_Given data_.
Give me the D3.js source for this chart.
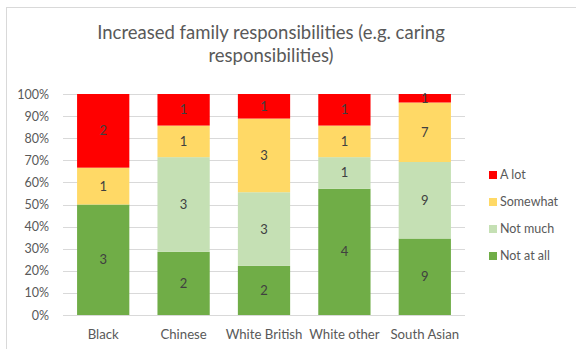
<!DOCTYPE html>
<html><head><meta charset="utf-8">
<script src="https://cdn.jsdelivr.net/npm/d3@7"></script>
<style>
html,body{margin:0;padding:0;background:#fff;}
svg{display:block;font-family:Lato, "Open Sans", sans-serif;}
</style></head>
<body><svg id="c" width="576" height="349"></svg>
<script>
const categories = ["Black", "Chinese", "White British", "White other", "South Asian"];
const seriesNames = ["Not at all", "Not much", "Somewhat", "A lot"];
const notAtAll = [3, 2, 2, 4, 9];
const notMuch = [0, 3, 3, 1, 9];
const somewhat = [1, 1, 3, 1, 7];
const aLot = [2, 1, 1, 1, 1];
const yTicks = [0, 0.1, 0.2, 0.3, 0.4, 0.5, 0.6, 0.7, 0.8, 0.9, 1.0];
const colors = ["#70AD47", "#C5E0B4", "#FFD966", "#FF0000"];
const title = ["Increased family responsibilities (e.g. caring", "responsibilities)"];

const seriesValues = [notAtAll, notMuch, somewhat, aLot];
const rows = categories.map((c, i) => {
  const r = {category: c};
  seriesNames.forEach((s, j) => r[s] = seriesValues[j][i]);
  r.total = seriesValues.reduce((a, v) => a + v[i], 0);
  return r;
});
const stacked = d3.stack().keys(seriesNames)
  .value((d, k) => d[k] / d.total)(rows);

const svg = d3.select("#c");
svg.append("rect").attr("x", 6.5).attr("y", 7.5).attr("width", 580).attr("height", 360)
  .attr("fill", "#fff").attr("stroke", "#d9d9d9");

const x = d3.scaleBand().domain(categories).range([63, 465]).paddingInner(0.35).paddingOuter(0.175);
const y = d3.scaleLinear().domain([0, 1]).range([315, 94]);

// title
svg.append("text").attr("x", 271).attr("y", 39).attr("text-anchor", "middle")
  .attr("fill", "#595959").attr("font-size", 18.5)
  .selectAll("tspan").data(title).join("tspan")
  .attr("x", 271).attr("dy", (d, i) => i ? 23 : 0).text(d => d);

// gridlines
svg.append("g").selectAll("line").data(yTicks).join("line")
  .attr("x1", 63).attr("x2", 465)
  .attr("y1", d => Math.round(y(d)) + 0.5).attr("y2", d => Math.round(y(d)) + 0.5)
  .attr("stroke", "#d9d9d9").attr("stroke-width", 1);

// y axis labels
const yAxis = d3.axisLeft(y).tickValues(yTicks).tickFormat(d3.format(".0%")).tickSize(0).tickPadding(0);
const ya = svg.append("g").attr("transform", "translate(49,0)").call(yAxis);
ya.select(".domain").remove();
ya.selectAll("text").attr("fill", "#595959").attr("font-size", 12.5).attr("font-family", "Lato, sans-serif");

// x axis labels
const xAxis = d3.axisBottom(x).tickSize(0).tickPadding(0);
const xa = svg.append("g").attr("transform", "translate(0,330)").call(xAxis);
xa.select(".domain").remove();
xa.selectAll("text").attr("fill", "#595959").attr("font-size", 13.2).attr("font-family", "Lato, sans-serif");

// bars
const layer = svg.append("g").selectAll("g").data(stacked).join("g")
  .attr("fill", (d, i) => colors[i]);
layer.selectAll("rect").data(d => d).join("rect")
  .attr("x", d => x(d.data.category))
  .attr("width", x.bandwidth())
  .attr("y", d => y(d[1]))
  .attr("height", d => y(d[0]) - y(d[1]));

// labels
svg.append("g").selectAll("g").data(stacked).join("g")
  .each(function(s) {
    d3.select(this).selectAll("text").data(s.filter(d => d.data[s.key] > 0)).join("text")
      .attr("x", d => x(d.data.category) + x.bandwidth() / 2)
      .attr("y", d => (y(d[0]) + y(d[1])) / 2)
      .attr("dy", "0.35em")
      .attr("text-anchor", "middle")
      .attr("fill", "#404040").attr("font-size", 13)
      .text(d => d.data[s.key]);
  });

// legend
const legendOrder = [3, 2, 1, 0];
const lg = svg.append("g").selectAll("g").data(legendOrder).join("g")
  .attr("transform", (d, i) => `translate(489,${175 + i * 27})`);
lg.append("rect").attr("x", 0).attr("y", -4).attr("width", 8).attr("height", 8)
  .attr("fill", d => colors[d]);
lg.append("text").attr("x", 11).attr("y", 0).attr("dy", "0.35em")
  .attr("fill", "#595959").attr("font-size", 12.5).text(d => seriesNames[d]);
</script></body></html>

_Task prompt_. Pictures in the data above should not be copied; transcribe everything else exactly.

_Answer to this exercise_.
Give me the D3.js source for this chart.
<!DOCTYPE html>
<html><head><meta charset="utf-8">
<script src="https://cdn.jsdelivr.net/npm/d3@7"></script>
<style>
html,body{margin:0;padding:0;background:#fff;}
svg{display:block;font-family:Lato, "Open Sans", sans-serif;}
</style></head>
<body><svg id="c" width="576" height="349"></svg>
<script>
const categories = ["Black", "Chinese", "White British", "White other", "South Asian"];
const seriesNames = ["Not at all", "Not much", "Somewhat", "A lot"];
const notAtAll = [3, 2, 2, 4, 9];
const notMuch = [0, 3, 3, 1, 9];
const somewhat = [1, 1, 3, 1, 7];
const aLot = [2, 1, 1, 1, 1];
const yTicks = [0, 0.1, 0.2, 0.3, 0.4, 0.5, 0.6, 0.7, 0.8, 0.9, 1.0];
const colors = ["#70AD47", "#C5E0B4", "#FFD966", "#FF0000"];
const title = ["Increased family responsibilities (e.g. caring", "responsibilities)"];

const seriesValues = [notAtAll, notMuch, somewhat, aLot];
const rows = categories.map((c, i) => {
  const r = {category: c};
  seriesNames.forEach((s, j) => r[s] = seriesValues[j][i]);
  r.total = seriesValues.reduce((a, v) => a + v[i], 0);
  return r;
});
const stacked = d3.stack().keys(seriesNames)
  .value((d, k) => d[k] / d.total)(rows);

const svg = d3.select("#c");
svg.append("rect").attr("x", 6.5).attr("y", 7.5).attr("width", 580).attr("height", 360)
  .attr("fill", "#fff").attr("stroke", "#d9d9d9");

const x = d3.scaleBand().domain(categories).range([63, 465]).paddingInner(0.35).paddingOuter(0.175);
const y = d3.scaleLinear().domain([0, 1]).range([315, 94]);

// title
svg.append("text").attr("x", 271).attr("y", 39).attr("text-anchor", "middle")
  .attr("fill", "#595959").attr("font-size", 18.5)
  .selectAll("tspan").data(title).join("tspan")
  .attr("x", 271).attr("dy", (d, i) => i ? 23 : 0).text(d => d);

// gridlines
svg.append("g").selectAll("line").data(yTicks).join("line")
  .attr("x1", 63).attr("x2", 465)
  .attr("y1", d => Math.round(y(d)) + 0.5).attr("y2", d => Math.round(y(d)) + 0.5)
  .attr("stroke", "#d9d9d9").attr("stroke-width", 1);

// y axis labels
const yAxis = d3.axisLeft(y).tickValues(yTicks).tickFormat(d3.format(".0%")).tickSize(0).tickPadding(0);
const ya = svg.append("g").attr("transform", "translate(49,0)").call(yAxis);
ya.select(".domain").remove();
ya.selectAll("text").attr("fill", "#595959").attr("font-size", 12.5).attr("font-family", "Lato, sans-serif");

// x axis labels
const xAxis = d3.axisBottom(x).tickSize(0).tickPadding(0);
const xa = svg.append("g").attr("transform", "translate(0,330)").call(xAxis);
xa.select(".domain").remove();
xa.selectAll("text").attr("fill", "#595959").attr("font-size", 13.2).attr("font-family", "Lato, sans-serif");

// bars
const layer = svg.append("g").selectAll("g").data(stacked).join("g")
  .attr("fill", (d, i) => colors[i]);
layer.selectAll("rect").data(d => d).join("rect")
  .attr("x", d => x(d.data.category))
  .attr("width", x.bandwidth())
  .attr("y", d => y(d[1]))
  .attr("height", d => y(d[0]) - y(d[1]));

// labels
svg.append("g").selectAll("g").data(stacked).join("g")
  .each(function(s) {
    d3.select(this).selectAll("text").data(s.filter(d => d.data[s.key] > 0)).join("text")
      .attr("x", d => x(d.data.category) + x.bandwidth() / 2)
      .attr("y", d => (y(d[0]) + y(d[1])) / 2)
      .attr("dy", "0.35em")
      .attr("text-anchor", "middle")
      .attr("fill", "#404040").attr("font-size", 13)
      .text(d => d.data[s.key]);
  });

// legend
const legendOrder = [3, 2, 1, 0];
const lg = svg.append("g").selectAll("g").data(legendOrder).join("g")
  .attr("transform", (d, i) => `translate(489,${175 + i * 27})`);
lg.append("rect").attr("x", 0).attr("y", -4).attr("width", 8).attr("height", 8)
  .attr("fill", d => colors[d]);
lg.append("text").attr("x", 11).attr("y", 0).attr("dy", "0.35em")
  .attr("fill", "#595959").attr("font-size", 12.5).text(d => seriesNames[d]);
</script></body></html>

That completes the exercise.